Her response simmered with skepticism. “If that’s true, then what’s driving you, Isaac?”
“Gutenberg.”
“Ah.” She nodded.
“He chose to hide magic from the world. I can understand that.” I understood, but I didn’t always agree. How many diseases could we have eliminated through the open use of magic? How many tragedies could have been averted? Not to mention the potential exploration. Magic could create livable habitats in the deepest crevasses of the ocean, in the hearts of active volcanoes, not to mention outer space. So what if NASA had never given us the moon base we wanted. Science fiction had provided all the tools we needed to build one ourselves.
“But,” Nidhi prompted.
“We both know he’s been hiding things. Lying about the rules and limitations of libriomancy.” Not to mention the devourers.
“Would you teach a middle school science class how to mix thermite?” She raised her hands before I could answer. “I’m not suggesting you’re a child. But Gutenberg is more than six hundred years old. To him, we’re barely out of infancy.”
“If those infants already have the ingredients to make thermite, I’d damn well teach them how to make and handle it safely instead of waiting for them to accidentally burn down the school.” I stood up and searched the room for my satchel. Nidhi had tucked it beneath the foot of the cot. I yanked out the Asimov collection and opened it to “The Dead Past.” Dry petals of Moly fell from the pages. I tried to catch one, and the blackened petal broke apart like ash at my touch.
The pages looked like someone had lit a fire in the center of the book’s spine, blackening all but the outer edges. The damage had rendered the book useless for libriomancy, like a cracked lens in a laser. I would need to update our database.
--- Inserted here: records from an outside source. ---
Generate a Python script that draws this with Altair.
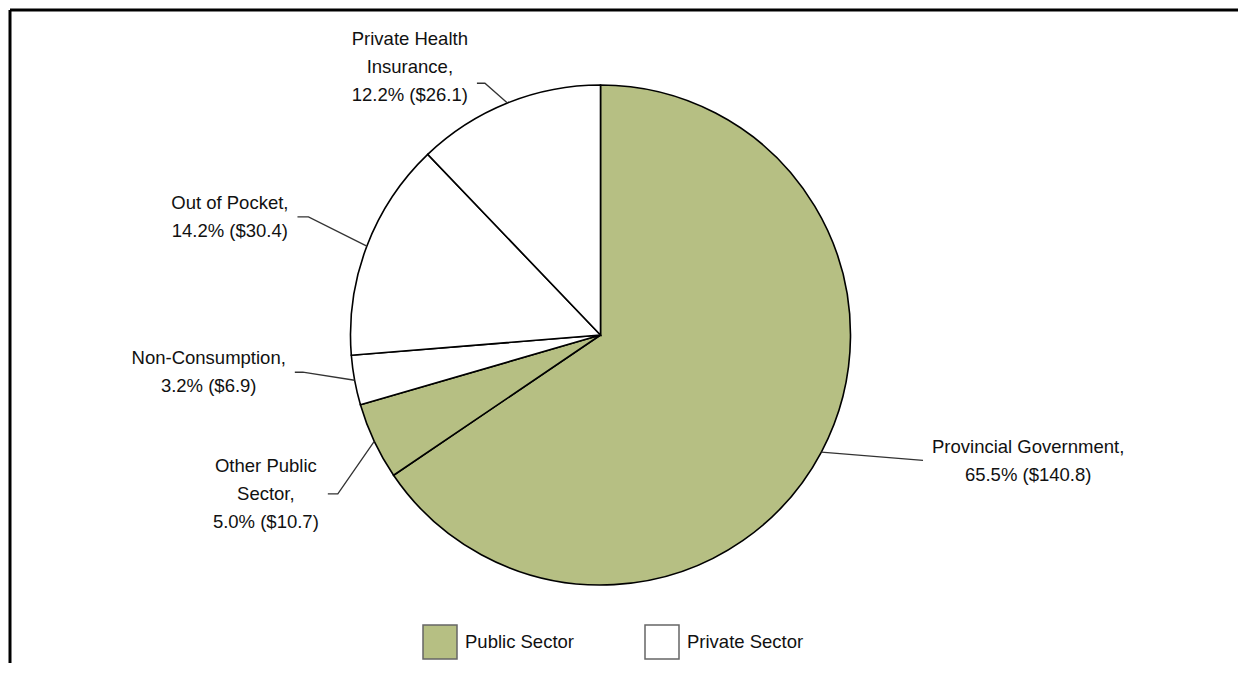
import math
import altair as alt
import pandas as pd

# ---------------- data ----------------
categories = ["Provincial Government", "Other Public Sector", "Non-Consumption",
              "Out of Pocket", "Private Health Insurance"]
sectors = ["Public Sector", "Public Sector", "Private Sector", "Private Sector", "Private Sector"]
percents = [65.5, 5.0, 3.2, 14.2, 12.2]
dollars = [140.8, 10.7, 6.9, 30.4, 26.1]
label_names = [["Provincial Government,"], ["Other Public", "Sector,"], ["Non-Consumption,"],
               ["Out of Pocket,"], ["Private Health", "Insurance,"]]
legend_order = ["Public Sector", "Private Sector"]

# ---------------- layout / style ----------------
W, H = 1230, 655
CX, CY, R = 590.5, 325, 250
FONT = "Liberation Sans"
FS = 18.5
LH = 28
GAP = 9
GREEN = "#B6BF83"
# elbow radius, angle nudge (deg), tick length, text dy
label_layout = {
    "Provincial Government": (346, -6.7, 0, 1),
    "Other Public Sector": (307, -6.0, 10, 0),
    "Non-Consumption": (300, 3.3, 8, 0),
    "Out of Pocket": (315, 1.2, 11, 0),
    "Private Health Insurance": (277, -2.8, 8, -16),
}

AW = {' ': 278, ',': 278, '.': 278, '%': 889, '(': 333, ')': 333, '$': 556, '-': 333,
      'P': 667, 'H': 722, 'I': 278, 'O': 778, 'N': 722, 'C': 722, 'S': 667, 'G': 778}
for ch in "0123456789":
    AW[ch] = 556
AW.update({'a': 556, 'b': 556, 'c': 500, 'd': 556, 'e': 556, 'f': 278, 'h': 556, 'i': 222,
           'k': 500, 'l': 222, 'm': 833, 'n': 556, 'o': 556, 'p': 556, 'r': 333, 's': 500,
           't': 278, 'u': 556, 'v': 500})


def text_width(s):
    return sum(AW.get(c, 556) for c in s) / 1000.0 * FS


# ---------------- derived tables ----------------
total = sum(dollars)
arc_df = pd.DataFrame({"cat": categories, "sector": sectors, "dollars": dollars,
                       "idx": list(range(len(categories)))})

line_rows, text_rows = [], []
cum = 0.0
for i, c in enumerate(categories):
    frac = dollars[i] / total
    mid = (cum + frac / 2) * 2 * math.pi
    cum += frac
    re, nud, tick, dy = label_layout[c]
    a2 = mid + math.radians(nud)
    ex, ey = CX + R * math.sin(mid), CY - R * math.cos(mid)
    bx, by = CX + re * math.sin(a2), CY - re * math.cos(a2)
    side = 1 if math.sin(mid) > 0 else -1
    tx = bx + side * tick
    pts = [(ex, ey), (bx, by), (tx, by)]
    for k, (px, py) in enumerate(pts):
        line_rows.append({"cat": c, "step": k, "px": px, "py": py})
    lines = label_names[i] + [f"{percents[i]:.1f}% (${dollars[i]:.1f})"]
    maxw = max(text_width(s) for s in lines)
    cx_text = tx + side * (GAP + maxw / 2)
    first_y = by + dy - (len(lines) - 1) * LH / 2
    text_rows.append({"cat": c, "label": "\n".join(lines), "px": cx_text, "py": first_y})

line_df = pd.DataFrame(line_rows)
text_df = pd.DataFrame(text_rows)
dummy = pd.DataFrame({"k": [0]})

# ---------------- chart ----------------
arcs = alt.Chart(arc_df).mark_arc(outerRadius=R, stroke="#000", strokeWidth=1.6).encode(
    theta=alt.Theta("dollars:Q", stack=True),
    order=alt.Order("idx:Q", sort="ascending"),
    color=alt.Color("sector:N",
                    scale=alt.Scale(domain=legend_order, range=[GREEN, "#FFFFFF"]),
                    legend=alt.Legend(title=None, orient="none", legendX=412, legendY=614,
                                      direction="horizontal", symbolType="square",
                                      symbolSize=1156, symbolStrokeColor="#666",
                                      symbolStrokeWidth=1.5, symbolOpacity=1,
                                      labelFont=FONT, labelFontSize=FS, labelColor="#111",
                                      labelOffset=7, columnPadding=68, padding=0)),
    x=alt.value(CX), y=alt.value(CY),
)

leaders = alt.Chart(line_df).mark_line(color="#333", strokeWidth=1.3).encode(
    x=alt.X("px:Q", scale=None, axis=None),
    y=alt.Y("py:Q", scale=None, axis=None),
    detail="cat:N",
    order=alt.Order("step:Q"),
)

labels = alt.Chart(text_df).mark_text(font=FONT, fontSize=FS, lineBreak="\n", lineHeight=LH,
                                      align="center", baseline="middle", color="#111").encode(
    x=alt.X("px:Q", scale=None, axis=None),
    y=alt.Y("py:Q", scale=None, axis=None),
    text="label:N",
)

frame_top = alt.Chart(dummy).mark_rule(color="#000", strokeWidth=3).encode(
    x=alt.value(0), x2=alt.value(W), y=alt.value(0))
frame_left = alt.Chart(dummy).mark_rule(color="#000", strokeWidth=3).encode(
    x=alt.value(0), y=alt.value(0), y2=alt.value(H))

chart = alt.layer(arcs, leaders, labels, frame_top, frame_left).properties(
    width=W, height=H, padding=0,
    autosize=alt.AutoSizeParams(type="fit", contains="padding"),
    background="white",
).configure_view(stroke=None)

chart.save("out.html", embed_options={"renderer": "svg", "actions": False})
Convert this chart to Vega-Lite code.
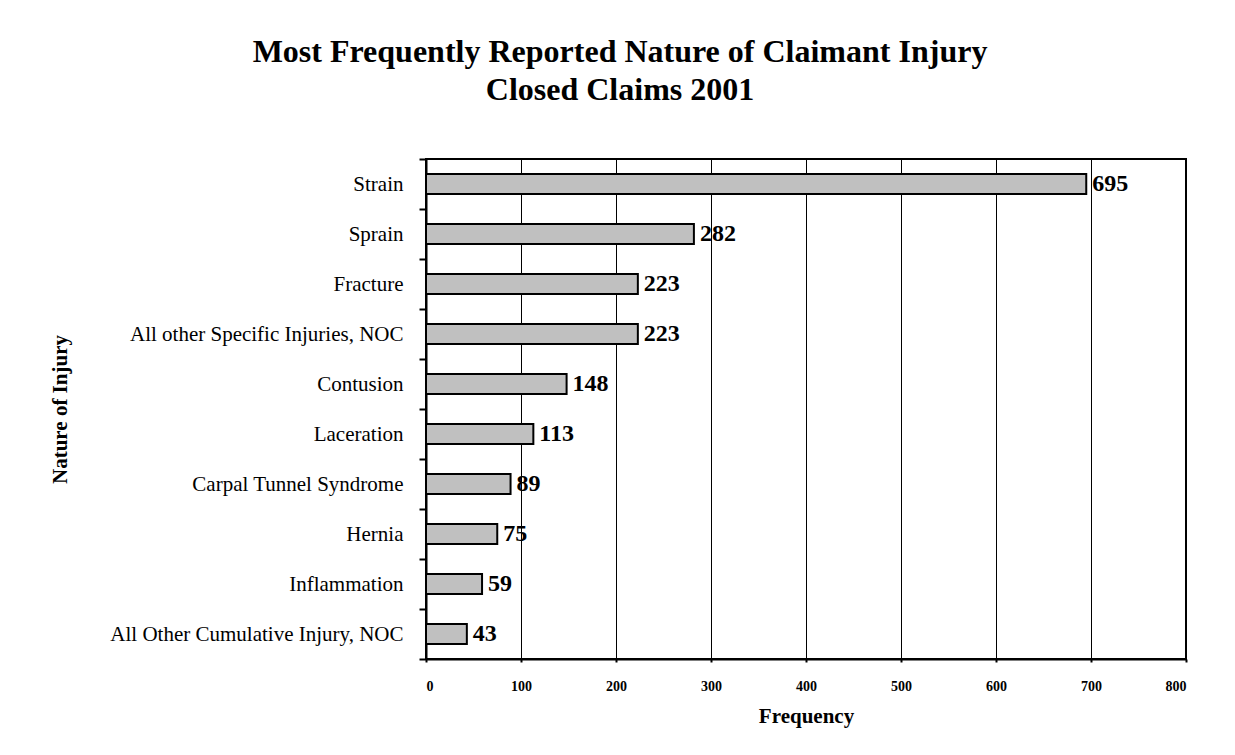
{
  "$schema": "https://vega.github.io/schema/vega-lite/v6.json",
  "width": 760,
  "height": 500,
  "autosize": "none",
  "padding": {"left": 426, "top": 159, "right": 49, "bottom": 96},
  "background": "white",
  "title": {
    "text": ["Most Frequently Reported Nature of Claimant Injury", "Closed Claims 2001"],
    "font": "Liberation Serif",
    "fontSize": 32,
    "fontWeight": "bold",
    "color": "black",
    "anchor": "middle",
    "frame": "group",
    "dx": -186,
    "lineHeight": 38,
    "offset": 41
  },
  "data": {
    "values": [
      {"injury": "Strain", "count": 695},
      {"injury": "Sprain", "count": 282},
      {"injury": "Fracture", "count": 223},
      {"injury": "All other Specific Injuries, NOC", "count": 223},
      {"injury": "Contusion", "count": 148},
      {"injury": "Laceration", "count": 113},
      {"injury": "Carpal Tunnel Syndrome", "count": 89},
      {"injury": "Hernia", "count": 75},
      {"injury": "Inflammation", "count": 59},
      {"injury": "All Other Cumulative Injury, NOC", "count": 43}
    ]
  },
  "encoding": {
    "y": {
      "field": "injury",
      "type": "nominal",
      "sort": null,
      "title": "Nature of Injury",
      "scale": {"paddingInner": 0, "paddingOuter": 0},
      "axis": {
        "tickBand": "extent",
        "tickSize": 7,
        "tickWidth": 2,
        "tickColor": "black",
        "domainColor": "black",
        "domainWidth": 2,
        "labelFont": "Liberation Serif",
        "labelFontSize": 21,
        "labelColor": "black",
        "labelPadding": 16,
        "labelLimit": 500,
        "titleFont": "Liberation Serif",
        "titleFontSize": 21,
        "titleFontWeight": "bold",
        "titleColor": "black",
        "titlePadding": 156
      }
    },
    "x": {
      "field": "count",
      "type": "quantitative",
      "title": "Frequency",
      "scale": {"domain": [0, 800], "nice": false},
      "axis": {
        "values": [0, 100, 200, 300, 400, 500, 600, 700, 800],
        "grid": true,
        "gridColor": "black",
        "gridOpacity": 1,
        "gridWidth": 1,
        "tickSize": 3,
        "tickWidth": 2,
        "tickColor": "black",
        "domainColor": "black",
        "domainWidth": 2,
        "labelFont": "Liberation Serif",
        "labelFontSize": 14,
        "labelFontWeight": "bold",
        "labelColor": "black",
        "labelPadding": 17,
        "titleFont": "Liberation Serif",
        "titleFontSize": 21,
        "titleFontWeight": "bold",
        "titleColor": "black",
        "titlePadding": 12
      }
    }
  },
  "layer": [
    {
      "mark": {
        "type": "bar",
        "height": {"band": 0.4},
        "fill": "#c0c0c0",
        "stroke": "black",
        "strokeWidth": 2
      }
    },
    {
      "mark": {
        "type": "text",
        "align": "left",
        "baseline": "middle",
        "dx": 6,
        "font": "Liberation Serif",
        "fontSize": 24,
        "fontWeight": "bold",
        "fill": "black"
      },
      "encoding": {"text": {"field": "count", "type": "quantitative"}}
    }
  ],
  "config": {
    "view": {"stroke": "black", "strokeWidth": 2}
  }
}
Magical resonance treated identical copies of a book as a single point, which was why we could touch the belief of all readers of a given title. But those same principles meant every copy of Asimov’s collection now carried the same magical charring, though only libriomancers would see it. Every copy of this book would be useless for years, even decades. Depending on the severity, the damage could even creep into other editions of the same book.
“You’re angry at Gutenberg for keeping secrets from you.” Nidhi cocked her head to the side. “Yet every time Lena or I ask you about
I drew a tally mark in the air, acknowledging the point. “You saw what I’ve been working on,” I said softly. “The shadow that tried to claw its way out of my spell.”
“The woman?”
“Or something like her. Jeneta called them ‘devourers.’ They’ve been trying to break through to our world.